INSTRUCTION: Print the listing from its top line through the line containing "import pandas as pd", nothing more, and leave out the pictures.

SUPPLIED DATA:
= = =
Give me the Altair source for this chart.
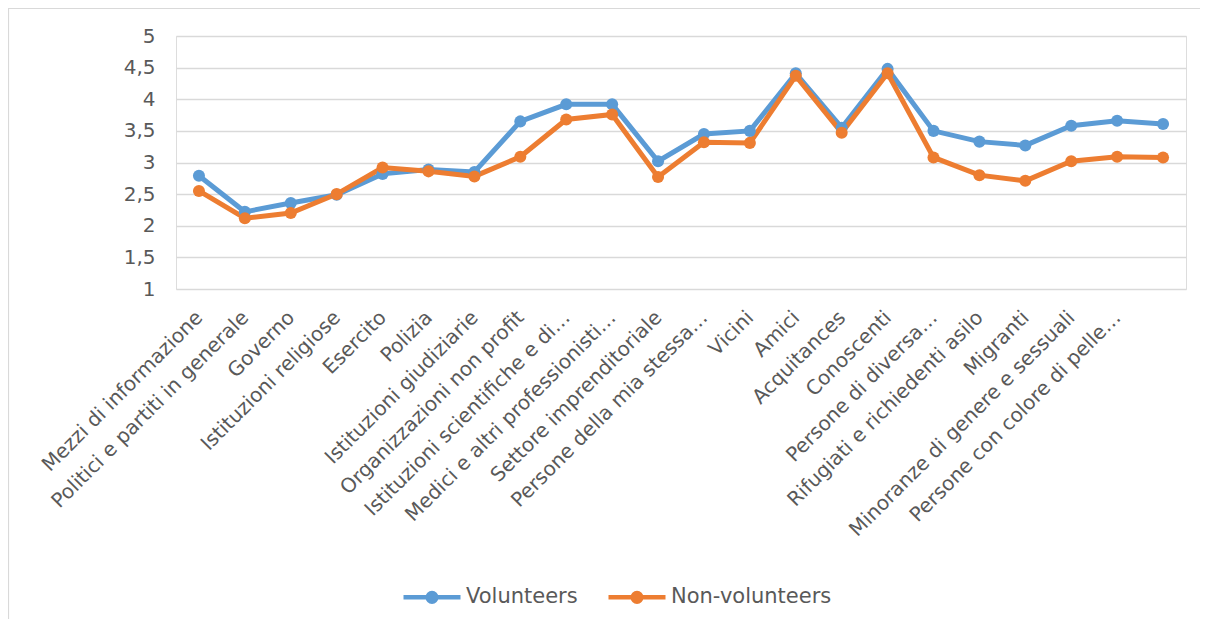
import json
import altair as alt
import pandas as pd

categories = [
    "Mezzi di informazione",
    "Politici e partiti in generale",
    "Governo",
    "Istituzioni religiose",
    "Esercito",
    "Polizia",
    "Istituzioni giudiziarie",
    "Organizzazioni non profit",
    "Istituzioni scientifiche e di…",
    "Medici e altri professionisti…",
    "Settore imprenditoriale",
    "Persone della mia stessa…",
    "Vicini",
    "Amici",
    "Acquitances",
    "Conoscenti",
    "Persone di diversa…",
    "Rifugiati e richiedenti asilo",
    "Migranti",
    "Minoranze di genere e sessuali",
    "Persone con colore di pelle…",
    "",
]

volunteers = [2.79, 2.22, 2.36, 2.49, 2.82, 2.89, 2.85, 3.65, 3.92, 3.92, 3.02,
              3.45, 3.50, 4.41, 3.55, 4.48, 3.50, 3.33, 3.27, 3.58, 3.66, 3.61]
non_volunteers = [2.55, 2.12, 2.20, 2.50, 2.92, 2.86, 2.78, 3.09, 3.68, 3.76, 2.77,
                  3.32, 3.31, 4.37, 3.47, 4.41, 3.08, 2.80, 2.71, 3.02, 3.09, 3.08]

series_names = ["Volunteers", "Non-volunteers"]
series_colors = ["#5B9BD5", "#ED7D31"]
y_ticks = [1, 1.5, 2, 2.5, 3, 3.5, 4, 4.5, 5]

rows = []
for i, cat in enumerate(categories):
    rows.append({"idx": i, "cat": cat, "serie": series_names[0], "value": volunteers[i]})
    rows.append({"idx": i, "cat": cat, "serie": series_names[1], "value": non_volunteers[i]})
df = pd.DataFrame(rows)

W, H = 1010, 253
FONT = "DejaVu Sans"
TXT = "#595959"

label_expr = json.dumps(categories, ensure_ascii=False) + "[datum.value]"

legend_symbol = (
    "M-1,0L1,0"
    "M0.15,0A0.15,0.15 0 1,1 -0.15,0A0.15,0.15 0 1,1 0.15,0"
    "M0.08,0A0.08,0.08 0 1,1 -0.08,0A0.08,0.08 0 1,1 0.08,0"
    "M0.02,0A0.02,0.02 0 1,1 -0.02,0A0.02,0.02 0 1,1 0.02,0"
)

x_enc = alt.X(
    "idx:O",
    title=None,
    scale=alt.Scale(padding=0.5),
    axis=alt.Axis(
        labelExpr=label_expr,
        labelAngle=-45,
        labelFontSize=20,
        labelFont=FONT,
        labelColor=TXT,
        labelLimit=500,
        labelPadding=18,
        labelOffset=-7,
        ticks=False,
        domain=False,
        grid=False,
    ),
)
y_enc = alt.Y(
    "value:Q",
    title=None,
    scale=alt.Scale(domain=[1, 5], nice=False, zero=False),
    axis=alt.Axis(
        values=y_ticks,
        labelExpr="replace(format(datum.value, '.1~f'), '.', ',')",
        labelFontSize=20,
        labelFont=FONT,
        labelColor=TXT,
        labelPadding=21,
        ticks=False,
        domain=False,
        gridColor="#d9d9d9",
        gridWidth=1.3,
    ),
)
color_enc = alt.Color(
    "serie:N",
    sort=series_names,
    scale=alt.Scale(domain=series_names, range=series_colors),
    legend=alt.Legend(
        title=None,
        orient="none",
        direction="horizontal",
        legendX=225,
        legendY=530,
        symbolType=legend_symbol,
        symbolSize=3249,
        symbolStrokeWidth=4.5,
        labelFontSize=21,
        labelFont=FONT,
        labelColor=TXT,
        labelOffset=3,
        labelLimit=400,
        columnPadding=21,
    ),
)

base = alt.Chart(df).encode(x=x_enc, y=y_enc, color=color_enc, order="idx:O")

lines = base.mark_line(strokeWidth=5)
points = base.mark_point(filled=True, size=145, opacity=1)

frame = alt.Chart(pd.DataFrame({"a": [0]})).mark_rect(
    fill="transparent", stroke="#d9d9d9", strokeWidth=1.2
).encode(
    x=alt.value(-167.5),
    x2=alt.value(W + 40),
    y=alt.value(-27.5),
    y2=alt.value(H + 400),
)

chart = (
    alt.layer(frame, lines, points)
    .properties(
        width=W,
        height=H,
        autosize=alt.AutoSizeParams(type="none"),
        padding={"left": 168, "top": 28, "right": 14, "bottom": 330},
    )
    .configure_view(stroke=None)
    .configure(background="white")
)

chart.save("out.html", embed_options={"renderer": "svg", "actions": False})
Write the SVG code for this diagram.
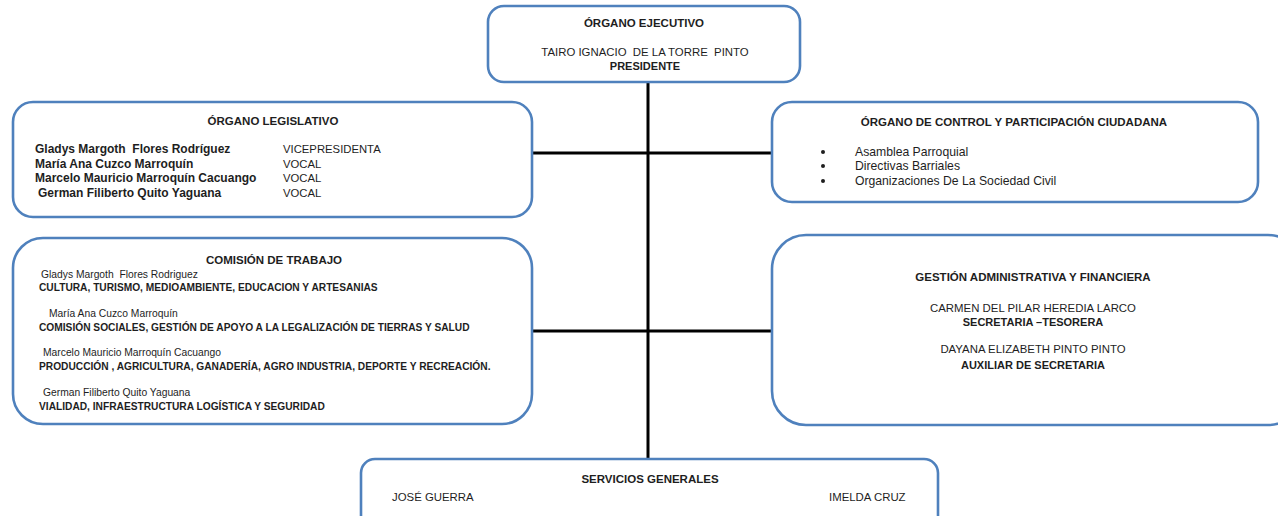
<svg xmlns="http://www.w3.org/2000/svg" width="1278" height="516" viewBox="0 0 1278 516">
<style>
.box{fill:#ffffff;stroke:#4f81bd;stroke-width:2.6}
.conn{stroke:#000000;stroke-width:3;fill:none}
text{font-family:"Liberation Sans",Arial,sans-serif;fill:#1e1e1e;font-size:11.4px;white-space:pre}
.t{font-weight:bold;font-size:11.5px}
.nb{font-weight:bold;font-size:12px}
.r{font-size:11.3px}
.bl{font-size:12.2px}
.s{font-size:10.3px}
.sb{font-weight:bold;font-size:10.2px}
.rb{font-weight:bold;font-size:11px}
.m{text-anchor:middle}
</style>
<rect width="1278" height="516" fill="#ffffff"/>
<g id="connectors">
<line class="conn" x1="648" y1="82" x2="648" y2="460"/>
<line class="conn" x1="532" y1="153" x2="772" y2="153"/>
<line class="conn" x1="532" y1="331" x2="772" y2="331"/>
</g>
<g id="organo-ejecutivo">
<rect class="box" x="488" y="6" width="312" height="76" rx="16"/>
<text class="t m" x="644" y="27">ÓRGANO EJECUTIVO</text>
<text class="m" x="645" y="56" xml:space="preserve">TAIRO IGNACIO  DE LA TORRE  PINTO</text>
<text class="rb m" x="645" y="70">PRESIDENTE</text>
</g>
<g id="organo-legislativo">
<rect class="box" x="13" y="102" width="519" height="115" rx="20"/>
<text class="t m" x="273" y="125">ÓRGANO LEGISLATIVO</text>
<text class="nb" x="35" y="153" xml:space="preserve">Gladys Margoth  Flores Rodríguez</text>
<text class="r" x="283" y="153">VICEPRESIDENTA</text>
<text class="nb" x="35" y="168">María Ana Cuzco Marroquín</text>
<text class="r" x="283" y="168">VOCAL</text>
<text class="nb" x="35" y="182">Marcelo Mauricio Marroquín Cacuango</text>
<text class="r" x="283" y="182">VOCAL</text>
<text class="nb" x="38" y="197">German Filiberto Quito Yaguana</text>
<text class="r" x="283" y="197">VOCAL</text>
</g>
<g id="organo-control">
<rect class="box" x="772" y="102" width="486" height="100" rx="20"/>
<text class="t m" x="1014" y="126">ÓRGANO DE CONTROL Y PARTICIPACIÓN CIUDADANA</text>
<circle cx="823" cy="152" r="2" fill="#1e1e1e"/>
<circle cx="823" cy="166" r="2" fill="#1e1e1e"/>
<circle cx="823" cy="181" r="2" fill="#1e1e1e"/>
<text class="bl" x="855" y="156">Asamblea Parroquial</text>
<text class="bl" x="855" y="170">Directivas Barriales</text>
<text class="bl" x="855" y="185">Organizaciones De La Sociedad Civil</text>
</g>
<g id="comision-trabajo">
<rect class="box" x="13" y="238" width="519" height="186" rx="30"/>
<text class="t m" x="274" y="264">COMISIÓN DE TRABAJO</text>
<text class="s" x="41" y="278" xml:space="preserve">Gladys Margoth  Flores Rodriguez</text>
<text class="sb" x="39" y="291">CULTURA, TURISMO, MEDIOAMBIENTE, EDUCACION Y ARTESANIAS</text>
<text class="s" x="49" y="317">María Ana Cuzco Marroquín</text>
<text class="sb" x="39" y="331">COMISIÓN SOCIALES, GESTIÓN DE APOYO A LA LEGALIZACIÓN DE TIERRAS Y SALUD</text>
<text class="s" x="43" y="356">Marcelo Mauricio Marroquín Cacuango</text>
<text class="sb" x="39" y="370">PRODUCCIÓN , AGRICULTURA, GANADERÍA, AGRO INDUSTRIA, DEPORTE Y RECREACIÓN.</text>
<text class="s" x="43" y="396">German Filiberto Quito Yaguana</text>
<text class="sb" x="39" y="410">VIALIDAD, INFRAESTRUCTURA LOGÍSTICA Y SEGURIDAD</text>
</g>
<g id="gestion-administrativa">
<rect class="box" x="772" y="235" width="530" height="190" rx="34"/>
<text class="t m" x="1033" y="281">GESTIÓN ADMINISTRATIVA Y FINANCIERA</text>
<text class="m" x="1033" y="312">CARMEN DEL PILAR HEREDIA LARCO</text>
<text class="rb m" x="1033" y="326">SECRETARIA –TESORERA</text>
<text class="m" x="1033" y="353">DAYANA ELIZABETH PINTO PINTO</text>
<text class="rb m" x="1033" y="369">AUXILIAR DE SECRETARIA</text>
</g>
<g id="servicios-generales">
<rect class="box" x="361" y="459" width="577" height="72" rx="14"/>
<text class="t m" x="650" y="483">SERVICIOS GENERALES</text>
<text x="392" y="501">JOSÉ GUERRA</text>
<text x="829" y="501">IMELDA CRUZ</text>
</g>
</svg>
= = =
RESPONSE:
Give me the Altair source for this chart.
import json
import altair as alt
import pandas as pd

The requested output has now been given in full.